Cyacomb tool spots altered child abuse images faster
Cyacomb has added a new image-detection method, Similarity Matching, to its Examiner Plus digital triage platform for law enforcement teams investigating child sexual abuse material (CSAM) on mobile devices.
The Edinburgh-based company said the feature can identify known CSAM in minutes, including images shared via messaging apps and altered from their original form.
Messaging changes
Investigators often rely on hash matching when scanning seized phones and other devices. Hashing creates a unique digital signature for a file. If a file matches a known record, investigators can flag it quickly without manually reviewing every image.
That process is harder when images pass through consumer messaging services. Platforms often compress files or strip metadata during transmission. Those changes can alter the hash value and prevent exact-match detection against existing datasets.
Similarity Matching targets those altered images. Instead of relying on exact hash values, it compares images in a way that can still identify a match after a file has been shared, transcoded, or modified, Cyacomb said.
Cyacomb said the feature is intended to cut device triage times in child protection cases and reduce the number of images investigators need to view manually.
"Traditionally, identifying images of child sexual abuse that have been circulated via messaging applications has been extremely difficult and time-consuming for law enforcement because hash values change during transmission," said Chris Johnson, Cyacomb's CEO.
"This often forces investigators to manually review devices and images, which can take months whilst also rising the risk of officer wellbeing. Our new capability changes that entirely, enabling identification in minutes and supporting faster triage, safeguarding and justice," Johnson said.
Rising volumes
The announcement comes as police forces and specialist units report sustained pressure from the growing scale of online child sexual abuse. The Internet Watch Foundation reported 312,030 CSAM reports in 2025, a seven percent increase from 2024.
The foundation also reported a rise in AI-generated abuse. It said it identified 3,440 AI-created CSAM videos in 2025, up from 13 the previous year-an increase of 26,362 percent.
Generative AI has intensified scrutiny of manipulated imagery and synthetic content. Several consumer AI systems have faced criticism over potential misuse, including creating sexualised imagery from real-world photos. Industry and government bodies have discussed tighter controls for datasets, model access, and enforcement, while police and child protection organisations focus on practical detection and investigation workflows.

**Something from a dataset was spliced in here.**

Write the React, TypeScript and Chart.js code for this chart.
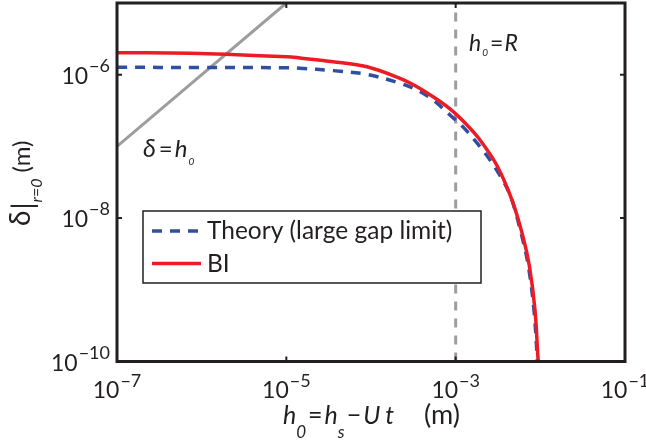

Cyacomb said these shifts add operational strain. Investigators may face a mix of known material, previously unseen imagery, and content transformed through re-sharing across platforms. Each change can complicate rapid identification when traditional systems depend on exact digital fingerprints.
Product context
Examiner Plus is part of Cyacomb's digital triage product line, designed to help officers or analysts identify priority evidence quickly while limiting unnecessary intrusion into personal data. Cyacomb said its approach focuses on detecting known illegal and harmful content without exposing unrelated material.
Cyacomb was founded in Edinburgh in 2016 and was previously known as Cyan Forensics. Its tools are used by law enforcement and border agencies in multiple countries, according to the company.
Cyacomb did not disclose pricing for the new capability, how it will be licensed within Examiner Plus, or which agencies are using it. It also did not publish performance metrics such as false positive rates, the size of reference datasets, or how similarity thresholds are set in operational use.
Law enforcement agencies have increasingly looked for triage tools that shorten the time from seizure to decision-making. Many forces face backlogs in digital forensics, which can delay charging decisions and safeguarding interventions. Vendors have also emphasised methods that reduce the need for full-device extraction and limit exposure to irrelevant personal data.
Cyacomb said Similarity Matching is now available in Examiner Plus for agencies using the platform for mobile device examinations.